Wednesday, October 17, 2007

4230

Totally Optional Prompts

Alumni of Poetry Thursday have started up Totally Optional Prompts, 1) the prompt will be posted on Saturday evening, 2) you write/post a poem at your own blog, and 3) the following Thursday you submit a link to that poem only (not your blog site URL) at T.O.P., 4) you leave comments (not criticism) after visiting/reading the poems of other T.O.P. participants.

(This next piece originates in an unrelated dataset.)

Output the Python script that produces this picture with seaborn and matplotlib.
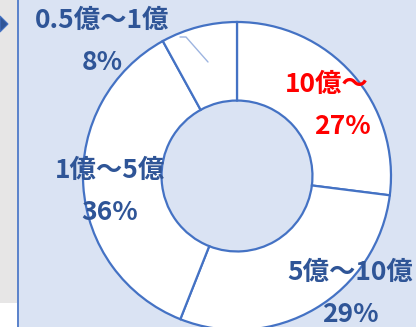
import matplotlib
matplotlib.use("Agg")
import matplotlib.pyplot as plt
import seaborn as sns
from matplotlib.patches import Rectangle, Polygon

sns.set_theme(style="white")
plt.rcParams['font.family'] = ['Noto Sans CJK JP', 'DejaVu Sans']

categories = ["10億～", "5億～10億", "1億～5億", "0.5億～1億"]
shares = [27, 29, 36, 8]
pct_labels = ["27%", "29%", "36%", "8%"]
label_colors = ["#FF0000", "#2F5597", "#2F5597", "#2F5597"]

W, H = 416, 327
BG = "#DAE3F3"
EDGE = "#4472C4"

fig = plt.figure(figsize=(W / 100, H / 100), dpi=100)
fig.patch.set_facecolor(BG)

# left side strip
fig.patches.append(Rectangle((0, 0), 17 / W, 1, transform=fig.transFigure,
                             facecolor="white", edgecolor="none", zorder=0))
fig.patches.append(Rectangle((0, (H - 303) / H), 17 / W, 303 / H, transform=fig.transFigure,
                             facecolor="#E7E6E6", edgecolor="none", zorder=0))
fig.lines.append(plt.Line2D([17.5 / W, 17.5 / W], [0, 1], transform=fig.transFigure,
                            color=EDGE, lw=1.2))
fig.patches.append(Polygon([(0, (H - 16) / H), (8 / W, (H - 24) / H), (0, (H - 32) / H)],
                           closed=True, transform=fig.transFigure,
                           facecolor="#2F5597", edgecolor="#4472C4", lw=0.8))
# faint leader line near the small slice
fig.lines.append(plt.Line2D([180 / W, 186 / W, 208 / W],
                            [(H - 37) / H, (H - 37) / H, (H - 62) / H],
                            transform=fig.transFigure, color="#9DB4E0", lw=1.0, zorder=5))

cx, cy, R = 237, 176, 154
ax = fig.add_axes([(cx - R) / W, (H - cy - R) / H, 2 * R / W, 2 * R / H])
ax.set_facecolor("none")
ax.axis("off")

pal = sns.color_palette(["#FFFFFF"] * len(shares))
ax.pie(shares, colors=pal, startangle=90, counterclock=False, radius=1,
       wedgeprops=dict(width=0.51, edgecolor=EDGE, linewidth=1.6))
ax.set_xlim(-1, 1)
ax.set_ylim(-1, 1)

def d(px, py):
    return (px - cx) / R, (cy - py) / R

name_pos = [(327, 84), (350, 272), (110, 170), (102, 20)]
pct_pos = [(342, 127), (350, 315), (110, 212), (102, 63)]
for name, pct, col, npos, ppos in zip(categories, pct_labels, label_colors, name_pos, pct_pos):
    x, y = d(*npos)
    ax.text(x, y, name, color=col, fontsize=19, fontweight="bold",
            ha="center", va="center", clip_on=False)
    x, y = d(*ppos)
    ax.text(x, y, pct, color=col, fontsize=19, fontweight="bold",
            ha="center", va="center", clip_on=False)

fig.savefig("out.png", dpi=100, facecolor=BG)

The prompt for Saturday, Oct. 13, was from a Chinese poem, translated into English, "On Hearing a Lute-Player," and I selected one line for my prompt, "Singing old beloved songs." The back story: I'm a member of a Christian congregation with multiple worship styles (4 in 10 services) swinging from liturgical to beat driven rock. I wrote this in a few minutes after reading the prompt. I probably won't polish it--it's a bit cranky. Just needed to unload.

Singing old beloved songs

There was a day, maybe twenty years ago
(and I miss those times)
when we could quibble
about end times
or transubstantiation,
the length of sermons
or gay marriage,
paraphrases of Holy Scripture
or what happens to
the real presence when
the wine isn't consumed.

That was a simple time, light years ago
(I miss the challenge)
when we could argue
with Presbyterians
or Roman Catholics,
Pentecostals, Baptists
or Missouri Synod Lutherans,
children of the Puritans
(what happened to them?)
Now fights are in house . . .
worship form and music.


7 comments:

Pauline said...

and poetry is a perfect way to express those cranky thoughts!

Jo said...

Thanks for stopping by my blog. The ending of this is very powerful. I like the conversational (argumentative GRIN) tone too, it works very well.

paisley said...

all of mans petty arguments about anything related to "a god" make me sad... if there is a god... i know why he is crying.....

Dennis said...

Makes me think of misdirected faith. I like the spirituality of this piece.

Anonymous said...

Best poetry comes out of not editing.

This one touched me. I like the conversation tone of it.

Good to read your work again, Norma!

Rambler said...

what happens to
the real presence when
the wine isn't consumed.

:) loved this line

Tumblewords: said...

Change and re-thinking - not easily done. Your poem is strong, challenging and full of wonderful thought! Nice, indeed!